THE Duke of Edinburgh travelled to Ireland in 2011 "on a mission to heal history", former president Mary McAleese has said.
Mrs McAleese was president when Philip accompanied Queen Elizabeth on the historic visit, the first by a British monarch in 100 years.
It was seen as a momentous step on the path to reconciliation after the Good Friday Agreement.
Mrs McAleese said the duke was not just there to support the Queen, but to further the cause of peace between the two islands.
"You can understand that security was very high, concerns were high.
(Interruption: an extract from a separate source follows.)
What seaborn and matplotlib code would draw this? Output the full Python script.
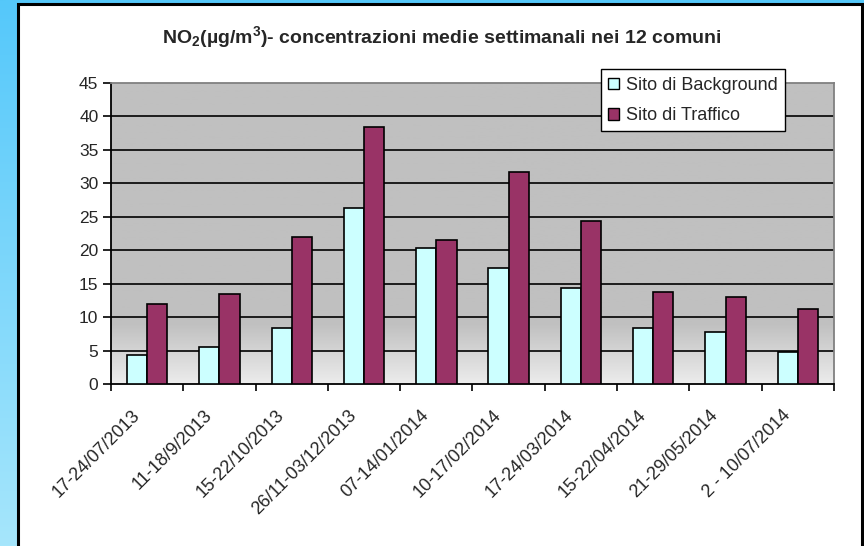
import numpy as np
import pandas as pd
import matplotlib
matplotlib.use("Agg")
import matplotlib.pyplot as plt
from matplotlib.patches import Rectangle, Patch
from matplotlib.colors import LinearSegmentedColormap
from matplotlib.transforms import ScaledTranslation
import seaborn as sns

# Weekly NO2 averages (µg/m3) across the 12 municipalities
periods = [
    "17-24/07/2013", "11-18/9/2013", "15-22/10/2013", "26/11-03/12/2013",
    "07-14/01/2014", "10-17/02/2014", "17-24/03/2014", "15-22/04/2014",
    "21-29/05/2014", "2 - 10/07/2014",
]
background = [4.3, 5.6, 8.4, 26.3, 20.4, 17.4, 14.3, 8.4, 7.7, 4.8]
traffic = [12.0, 13.5, 22.0, 38.4, 21.5, 31.7, 24.3, 13.8, 13.0, 11.2]
series_names = ["Sito di Background", "Sito di Traffico"]
y_ticks = list(range(0, 50, 5))

df = pd.DataFrame({
    "periodo": periods * 2,
    "valore": background + traffic,
    "sito": [series_names[0]] * len(periods) + [series_names[1]] * len(periods),
})

sns.set_theme(style="white")
plt.rcParams["font.family"] = ["Liberation Sans", "DejaVu Sans"]
plt.rcParams["mathtext.fontset"] = "custom"
plt.rcParams["mathtext.rm"] = "Liberation Sans:bold"
plt.rcParams["mathtext.it"] = "Liberation Sans:bold"
plt.rcParams["mathtext.bf"] = "Liberation Sans:bold"

W, H = 864, 546
fig = plt.figure(figsize=(W / 100, H / 100), dpi=100)

# Blue backdrop with a soft vertical gradient
bg_ax = fig.add_axes([0, 0, 1, 1], zorder=-10)
bg_ax.set_axis_off()
blue = LinearSegmentedColormap.from_list("blue", ["#55c8fa", "#a6e6fc"])
bg_ax.imshow(np.linspace(0, 1, 256).reshape(-1, 1), cmap=blue, aspect="auto",
             extent=[0, 1, 0, 1], origin="upper")
bg_ax.set_xlim(0, 1)
bg_ax.set_ylim(0, 1)

# White chart panel with black border
bg_ax.add_patch(Rectangle((18 / W, -0.02), (862 - 18) / W, 1.02 - 4 / H,
                          facecolor="white", edgecolor="black", linewidth=2.2,
                          transform=bg_ax.transAxes, zorder=5))

ax = fig.add_axes([111 / W, 1 - 384 / H, (834 - 111) / W, (384 - 83) / H])

# Plot-area fill: flat grey that lightens towards the baseline
plot_fill = LinearSegmentedColormap.from_list(
    "fill", [(0, "#ececec"), (9 / 45, "#c0c0c0"), (1, "#c0c0c0")])
ax.imshow(np.linspace(0, 1, 256).reshape(-1, 1), cmap=plot_fill, aspect="auto",
          extent=[-0.5, len(periods) - 0.5, 0, 45], origin="lower", zorder=0)

sns.barplot(data=df, x="periodo", y="valore", hue="sito", order=periods,
            palette=["#ccffff", "#993366"], saturation=1, edgecolor="black",
            linewidth=1.2, width=0.56, ax=ax, zorder=3, legend=False)

ax.set_xlim(-0.5, len(periods) - 0.5)
ax.set_ylim(0, 45)
ax.set_yticks(y_ticks)
ax.set_yticklabels([str(t) for t in y_ticks], fontsize=12.5)
for t in y_ticks[1:-1]:
    ax.axhline(t, color="black", linewidth=1.2, zorder=1)

ax.set_xticks(range(len(periods)))
ax.set_xticklabels(periods, rotation=45, ha="right", rotation_mode="anchor",
                   fontsize=13)
ax.set_xticks(np.arange(-0.5, len(periods)), minor=True)
ax.tick_params(axis="x", which="major", length=0, pad=7)
ax.tick_params(axis="x", which="minor", length=5, width=1.2, color="black",
               direction="out", bottom=True)
ax.tick_params(axis="y", length=6, width=1.2, color="black", direction="out",
               left=True, pad=3)
# pull the slanted labels back a little from the axis
shift = ScaledTranslation(-16 / 100, -13 / 100, fig.dpi_scale_trans)
for lbl in ax.get_xticklabels():
    lbl.set_transform(lbl.get_transform() + shift)
ax.set_xlabel("")
ax.set_ylabel("")

for side in ("left", "bottom"):
    ax.spines[side].set_color("black")
    ax.spines[side].set_linewidth(1.3)
for side in ("top", "right"):
    ax.spines[side].set_color("#808080")
    ax.spines[side].set_linewidth(1.3)
    ax.spines[side].set_visible(True)

handles = [Patch(facecolor="#ccffff", edgecolor="black", linewidth=1.0),
           Patch(facecolor="#993366", edgecolor="black", linewidth=1.0)]
leg = ax.legend(handles, series_names, loc="upper right",
                bbox_to_anchor=(0.932, 1.045), fontsize=13, frameon=True,
                fancybox=False, edgecolor="black", framealpha=1,
                handlelength=0.6, handleheight=0.6, handletextpad=0.4,
                borderpad=0.4, labelspacing=0.75, borderaxespad=0)
leg.get_frame().set_linewidth(1.0)
leg.set_zorder(10)

fig.text(442 / W, 1 - 37 / H,
         r"NO$_2$(µg/m$^3$)- concentrazioni medie settimanali nei 12 comuni",
         ha="center", va="center", fontsize=14, fontweight="bold")

fig.savefig("out.png", dpi=100)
So he was there, as she has described in the past as her rock, but he was also there as a character in his own right," she said.
"A man who had come on a mission, as she had come, both of them had come on this mission in their own right to try and heal history, to ensure that for the future these two neighbouring islands would be characterised by good neighbourliness.
"He wasn't just there as her company, if you like, her inevitable company, he was also there making a statement."
Plans had been made for a meeting with Martin McGuinness, the former IRA man who became deputy first minister, but this was opposed by his party, Sinn Féin.
Although the pair subsequently met the following year, Mrs McAleese said Philip would have been perfectly happy to do so during the state visit, despite the murder of his beloved uncle, Lord Mountbatten, by the IRA during the Troubles.
She said: "He was willing even then to meet people who have been so closely associated with the murder of a man who had meant so much to him, Lord Mountbatten."
The royal couple felt a "duty" to bring about reconciliation between Britain and Ireland, she said.
Speaking on The Andrew Marr Show on the BBC, the former president said: "I was lucky to have an insight into the desire of both her majesty the queen and Prince Philip for precisely that reconciliation.
"They both gave me to understand that they really wanted to visit Ireland, they wanted it to be part of a process of reconciliation.
"They saw themselves as people who had a duty to do whatever they could, by way of bringing about that reconciliation between neighbours.
"And so, when they came in 2011, it was at the end of a long process. We had the Good Friday Agreement and that was a long, long, political journey to get to the point where we could offer that visit to her majesty the queen.
"And, of course, when they both came they were greeted very warmly. Why? Because people recognised in them, in every gesture and everything they did, in the speech that the Queen gave, they recognised people who weren't just there as state visitors but in some ways were on a kind of pilgrimage of reconciliation."